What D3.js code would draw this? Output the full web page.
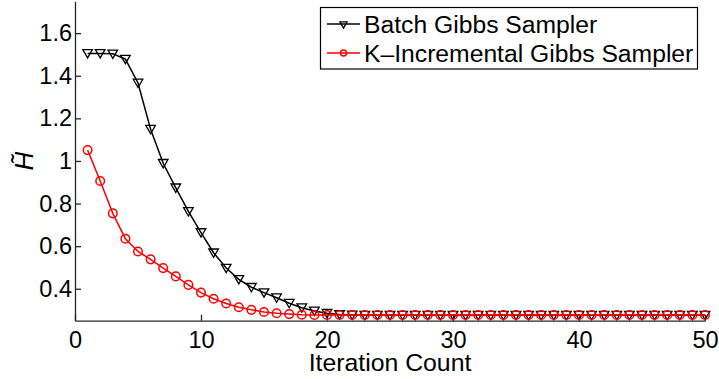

* * *

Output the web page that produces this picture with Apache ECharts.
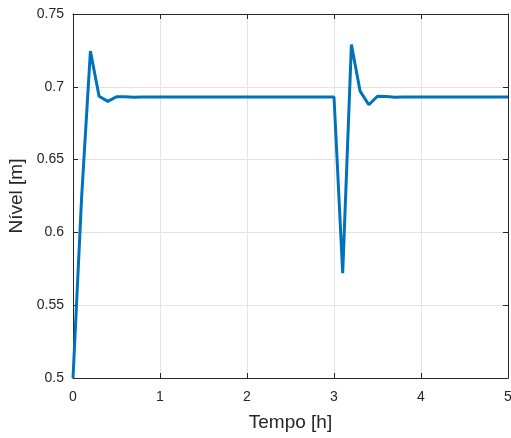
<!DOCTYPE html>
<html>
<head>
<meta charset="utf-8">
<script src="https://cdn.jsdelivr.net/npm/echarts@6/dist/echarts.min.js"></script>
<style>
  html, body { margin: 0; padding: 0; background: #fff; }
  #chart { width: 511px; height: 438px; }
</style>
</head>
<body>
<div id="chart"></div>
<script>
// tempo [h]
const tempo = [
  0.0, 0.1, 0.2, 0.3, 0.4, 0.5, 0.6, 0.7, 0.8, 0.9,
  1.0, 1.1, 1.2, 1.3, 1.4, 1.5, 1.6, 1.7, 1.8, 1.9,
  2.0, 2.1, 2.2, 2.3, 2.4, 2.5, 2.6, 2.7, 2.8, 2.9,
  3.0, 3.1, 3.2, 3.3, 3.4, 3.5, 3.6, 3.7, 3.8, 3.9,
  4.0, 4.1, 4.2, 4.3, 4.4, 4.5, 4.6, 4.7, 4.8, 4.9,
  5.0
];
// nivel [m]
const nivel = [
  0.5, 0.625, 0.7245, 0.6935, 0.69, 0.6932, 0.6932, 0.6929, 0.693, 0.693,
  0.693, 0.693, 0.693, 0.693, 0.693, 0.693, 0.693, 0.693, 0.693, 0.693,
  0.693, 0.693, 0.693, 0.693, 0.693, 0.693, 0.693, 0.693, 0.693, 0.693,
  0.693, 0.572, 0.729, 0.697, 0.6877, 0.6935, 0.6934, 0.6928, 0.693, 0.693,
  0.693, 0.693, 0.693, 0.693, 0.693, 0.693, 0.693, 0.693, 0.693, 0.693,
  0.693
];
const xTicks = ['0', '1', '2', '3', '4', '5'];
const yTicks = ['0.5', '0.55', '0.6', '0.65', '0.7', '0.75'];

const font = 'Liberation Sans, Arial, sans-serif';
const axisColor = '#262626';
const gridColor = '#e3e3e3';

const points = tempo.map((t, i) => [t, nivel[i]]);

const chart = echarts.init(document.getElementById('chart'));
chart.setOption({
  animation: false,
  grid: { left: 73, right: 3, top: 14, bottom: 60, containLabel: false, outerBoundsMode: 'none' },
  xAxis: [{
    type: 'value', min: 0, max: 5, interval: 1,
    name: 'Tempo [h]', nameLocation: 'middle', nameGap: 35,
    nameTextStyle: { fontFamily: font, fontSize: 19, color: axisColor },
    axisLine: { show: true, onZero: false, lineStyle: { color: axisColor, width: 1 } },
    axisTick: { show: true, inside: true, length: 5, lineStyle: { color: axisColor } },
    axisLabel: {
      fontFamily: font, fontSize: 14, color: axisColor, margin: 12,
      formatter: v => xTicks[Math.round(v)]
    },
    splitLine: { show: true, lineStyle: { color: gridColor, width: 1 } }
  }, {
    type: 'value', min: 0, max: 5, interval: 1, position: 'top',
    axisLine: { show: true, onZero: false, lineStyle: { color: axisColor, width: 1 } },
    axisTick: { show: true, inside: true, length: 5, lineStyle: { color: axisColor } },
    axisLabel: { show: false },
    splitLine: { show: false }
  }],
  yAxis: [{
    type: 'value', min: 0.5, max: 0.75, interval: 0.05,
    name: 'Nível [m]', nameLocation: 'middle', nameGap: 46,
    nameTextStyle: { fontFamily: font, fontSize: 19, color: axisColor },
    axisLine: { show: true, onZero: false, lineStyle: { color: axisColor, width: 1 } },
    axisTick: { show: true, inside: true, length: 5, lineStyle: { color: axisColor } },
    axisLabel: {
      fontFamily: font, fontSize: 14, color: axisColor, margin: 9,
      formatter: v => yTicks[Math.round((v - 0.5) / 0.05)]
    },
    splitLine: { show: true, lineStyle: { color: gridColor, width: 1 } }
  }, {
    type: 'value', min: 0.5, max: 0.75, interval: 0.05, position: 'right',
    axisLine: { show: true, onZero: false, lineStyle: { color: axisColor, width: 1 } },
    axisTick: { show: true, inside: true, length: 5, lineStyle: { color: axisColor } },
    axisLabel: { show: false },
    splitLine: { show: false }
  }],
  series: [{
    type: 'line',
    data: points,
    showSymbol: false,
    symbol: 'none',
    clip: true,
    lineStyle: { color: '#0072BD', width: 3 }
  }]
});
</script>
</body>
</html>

...

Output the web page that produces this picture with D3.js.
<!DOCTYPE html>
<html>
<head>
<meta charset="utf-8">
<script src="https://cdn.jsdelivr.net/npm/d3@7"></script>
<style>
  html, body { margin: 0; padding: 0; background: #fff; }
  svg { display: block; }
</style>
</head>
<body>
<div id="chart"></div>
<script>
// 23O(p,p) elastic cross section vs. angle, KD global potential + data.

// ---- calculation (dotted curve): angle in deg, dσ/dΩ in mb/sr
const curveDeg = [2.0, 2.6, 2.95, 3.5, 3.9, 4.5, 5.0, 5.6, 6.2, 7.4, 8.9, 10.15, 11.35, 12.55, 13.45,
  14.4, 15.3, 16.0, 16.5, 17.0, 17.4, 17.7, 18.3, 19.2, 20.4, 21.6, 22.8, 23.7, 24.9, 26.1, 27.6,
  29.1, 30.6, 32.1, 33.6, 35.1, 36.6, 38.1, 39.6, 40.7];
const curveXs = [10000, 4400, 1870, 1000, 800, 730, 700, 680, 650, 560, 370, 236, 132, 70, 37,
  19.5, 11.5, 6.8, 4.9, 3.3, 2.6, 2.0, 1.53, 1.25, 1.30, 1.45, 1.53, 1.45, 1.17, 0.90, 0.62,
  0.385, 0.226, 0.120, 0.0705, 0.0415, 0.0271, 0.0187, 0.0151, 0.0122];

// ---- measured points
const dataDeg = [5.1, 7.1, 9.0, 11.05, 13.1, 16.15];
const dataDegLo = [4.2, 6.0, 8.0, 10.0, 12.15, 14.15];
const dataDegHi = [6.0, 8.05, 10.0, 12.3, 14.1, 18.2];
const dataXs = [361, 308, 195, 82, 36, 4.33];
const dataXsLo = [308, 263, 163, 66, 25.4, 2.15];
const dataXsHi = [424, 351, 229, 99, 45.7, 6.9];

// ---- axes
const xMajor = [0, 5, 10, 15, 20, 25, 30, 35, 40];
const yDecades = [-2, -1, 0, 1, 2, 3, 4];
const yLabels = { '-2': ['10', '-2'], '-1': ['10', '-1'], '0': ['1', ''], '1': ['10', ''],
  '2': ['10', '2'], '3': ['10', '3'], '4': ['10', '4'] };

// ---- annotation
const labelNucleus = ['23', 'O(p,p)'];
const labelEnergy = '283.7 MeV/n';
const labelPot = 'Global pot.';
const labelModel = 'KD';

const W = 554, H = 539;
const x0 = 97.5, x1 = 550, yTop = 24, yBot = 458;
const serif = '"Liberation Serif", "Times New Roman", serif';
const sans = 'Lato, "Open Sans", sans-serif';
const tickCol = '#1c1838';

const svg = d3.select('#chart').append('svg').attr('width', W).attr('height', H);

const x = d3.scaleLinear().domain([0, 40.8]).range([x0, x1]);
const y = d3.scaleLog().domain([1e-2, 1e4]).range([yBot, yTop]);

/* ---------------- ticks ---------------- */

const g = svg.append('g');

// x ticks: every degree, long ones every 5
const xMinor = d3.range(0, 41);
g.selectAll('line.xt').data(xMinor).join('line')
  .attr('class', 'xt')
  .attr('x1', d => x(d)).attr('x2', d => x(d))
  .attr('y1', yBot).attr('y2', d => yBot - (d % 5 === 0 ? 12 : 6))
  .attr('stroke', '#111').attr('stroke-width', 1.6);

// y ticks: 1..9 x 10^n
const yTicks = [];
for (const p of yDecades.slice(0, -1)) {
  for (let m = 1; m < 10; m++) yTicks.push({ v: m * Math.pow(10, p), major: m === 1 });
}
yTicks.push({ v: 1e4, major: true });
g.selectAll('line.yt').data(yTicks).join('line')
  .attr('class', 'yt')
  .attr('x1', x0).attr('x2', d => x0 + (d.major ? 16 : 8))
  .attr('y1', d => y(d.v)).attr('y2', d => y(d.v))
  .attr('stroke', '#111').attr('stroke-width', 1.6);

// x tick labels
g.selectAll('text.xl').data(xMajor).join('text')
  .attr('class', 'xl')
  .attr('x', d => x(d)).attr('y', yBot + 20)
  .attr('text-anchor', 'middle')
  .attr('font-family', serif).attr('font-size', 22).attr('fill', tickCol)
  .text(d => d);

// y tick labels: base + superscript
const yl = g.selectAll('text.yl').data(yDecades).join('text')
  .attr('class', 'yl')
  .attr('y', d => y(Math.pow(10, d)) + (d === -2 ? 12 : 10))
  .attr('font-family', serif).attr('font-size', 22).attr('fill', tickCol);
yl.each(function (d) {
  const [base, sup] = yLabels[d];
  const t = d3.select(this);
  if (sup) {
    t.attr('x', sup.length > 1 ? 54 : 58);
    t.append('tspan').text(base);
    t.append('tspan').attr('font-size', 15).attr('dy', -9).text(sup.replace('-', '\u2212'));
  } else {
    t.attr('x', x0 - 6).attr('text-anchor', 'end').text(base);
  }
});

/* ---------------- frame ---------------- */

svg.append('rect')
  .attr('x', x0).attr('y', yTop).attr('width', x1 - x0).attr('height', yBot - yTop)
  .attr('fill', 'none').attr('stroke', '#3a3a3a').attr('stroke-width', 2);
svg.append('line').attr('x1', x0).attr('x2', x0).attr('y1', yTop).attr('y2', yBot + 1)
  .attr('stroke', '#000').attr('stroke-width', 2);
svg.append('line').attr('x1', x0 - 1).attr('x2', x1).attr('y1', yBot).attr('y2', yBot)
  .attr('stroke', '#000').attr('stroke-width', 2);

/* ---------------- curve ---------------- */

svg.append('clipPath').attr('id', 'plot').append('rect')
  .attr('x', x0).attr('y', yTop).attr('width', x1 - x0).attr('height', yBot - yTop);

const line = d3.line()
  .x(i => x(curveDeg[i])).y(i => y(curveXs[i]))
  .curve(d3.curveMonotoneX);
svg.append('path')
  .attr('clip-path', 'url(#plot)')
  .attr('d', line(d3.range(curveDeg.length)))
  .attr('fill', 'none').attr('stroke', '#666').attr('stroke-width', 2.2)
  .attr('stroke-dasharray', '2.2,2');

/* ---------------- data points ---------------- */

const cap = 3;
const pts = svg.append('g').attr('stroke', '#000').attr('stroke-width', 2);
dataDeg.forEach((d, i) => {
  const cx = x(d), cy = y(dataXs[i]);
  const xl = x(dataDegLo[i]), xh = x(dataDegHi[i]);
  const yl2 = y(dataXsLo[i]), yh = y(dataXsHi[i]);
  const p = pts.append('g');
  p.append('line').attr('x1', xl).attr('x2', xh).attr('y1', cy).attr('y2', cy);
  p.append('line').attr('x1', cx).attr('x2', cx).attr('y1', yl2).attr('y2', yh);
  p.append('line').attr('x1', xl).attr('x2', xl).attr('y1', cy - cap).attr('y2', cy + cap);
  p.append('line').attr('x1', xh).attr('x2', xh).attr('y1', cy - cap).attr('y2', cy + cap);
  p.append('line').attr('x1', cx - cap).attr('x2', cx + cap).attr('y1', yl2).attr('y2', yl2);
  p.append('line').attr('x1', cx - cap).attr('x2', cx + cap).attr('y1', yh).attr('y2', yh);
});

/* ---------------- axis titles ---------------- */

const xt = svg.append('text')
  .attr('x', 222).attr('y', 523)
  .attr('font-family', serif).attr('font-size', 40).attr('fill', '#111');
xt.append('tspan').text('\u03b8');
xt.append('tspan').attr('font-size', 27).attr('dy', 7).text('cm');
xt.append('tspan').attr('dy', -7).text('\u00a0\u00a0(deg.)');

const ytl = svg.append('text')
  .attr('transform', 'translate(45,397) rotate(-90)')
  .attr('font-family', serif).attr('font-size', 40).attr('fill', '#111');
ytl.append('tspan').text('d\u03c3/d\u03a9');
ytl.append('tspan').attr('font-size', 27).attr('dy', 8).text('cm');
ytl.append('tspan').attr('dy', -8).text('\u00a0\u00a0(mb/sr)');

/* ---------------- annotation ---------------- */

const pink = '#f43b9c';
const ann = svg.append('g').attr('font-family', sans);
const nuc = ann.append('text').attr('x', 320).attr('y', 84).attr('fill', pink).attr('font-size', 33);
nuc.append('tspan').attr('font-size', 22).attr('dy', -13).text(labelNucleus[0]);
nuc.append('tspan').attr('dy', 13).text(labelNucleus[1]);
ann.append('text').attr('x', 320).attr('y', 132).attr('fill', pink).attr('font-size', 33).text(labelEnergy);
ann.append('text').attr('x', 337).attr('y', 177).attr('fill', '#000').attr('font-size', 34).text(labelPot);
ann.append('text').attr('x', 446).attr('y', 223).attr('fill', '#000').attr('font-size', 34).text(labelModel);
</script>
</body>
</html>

• [PROBLEM TO WORK ON]: Take the stretch from the line containing "Output the web page that produces this picture with Apache" through the line containing "const points = tempo.map((t, i)" and reproduce it exactly, both ends included. Omit the pictures.

• [REPLY TO THE EXERCISE]:
Output the web page that produces this picture with Apache ECharts.
<!DOCTYPE html>
<html>
<head>
<meta charset="utf-8">
<script src="https://cdn.jsdelivr.net/npm/echarts@6/dist/echarts.min.js"></script>
<style>
  html, body { margin: 0; padding: 0; background: #fff; }
  #chart { width: 511px; height: 438px; }
</style>
</head>
<body>
<div id="chart"></div>
<script>
// tempo [h]
const tempo = [
  0.0, 0.1, 0.2, 0.3, 0.4, 0.5, 0.6, 0.7, 0.8, 0.9,
  1.0, 1.1, 1.2, 1.3, 1.4, 1.5, 1.6, 1.7, 1.8, 1.9,
  2.0, 2.1, 2.2, 2.3, 2.4, 2.5, 2.6, 2.7, 2.8, 2.9,
  3.0, 3.1, 3.2, 3.3, 3.4, 3.5, 3.6, 3.7, 3.8, 3.9,
  4.0, 4.1, 4.2, 4.3, 4.4, 4.5, 4.6, 4.7, 4.8, 4.9,
  5.0
];
// nivel [m]
const nivel = [
  0.5, 0.625, 0.7245, 0.6935, 0.69, 0.6932, 0.6932, 0.6929, 0.693, 0.693,
  0.693, 0.693, 0.693, 0.693, 0.693, 0.693, 0.693, 0.693, 0.693, 0.693,
  0.693, 0.693, 0.693, 0.693, 0.693, 0.693, 0.693, 0.693, 0.693, 0.693,
  0.693, 0.572, 0.729, 0.697, 0.6877, 0.6935, 0.6934, 0.6928, 0.693, 0.693,
  0.693, 0.693, 0.693, 0.693, 0.693, 0.693, 0.693, 0.693, 0.693, 0.693,
  0.693
];
const xTicks = ['0', '1', '2', '3', '4', '5'];
const yTicks = ['0.5', '0.55', '0.6', '0.65', '0.7', '0.75'];

const font = 'Liberation Sans, Arial, sans-serif';
const axisColor = '#262626';
const gridColor = '#e3e3e3';

const points = tempo.map((t, i) => [t, nivel[i]]);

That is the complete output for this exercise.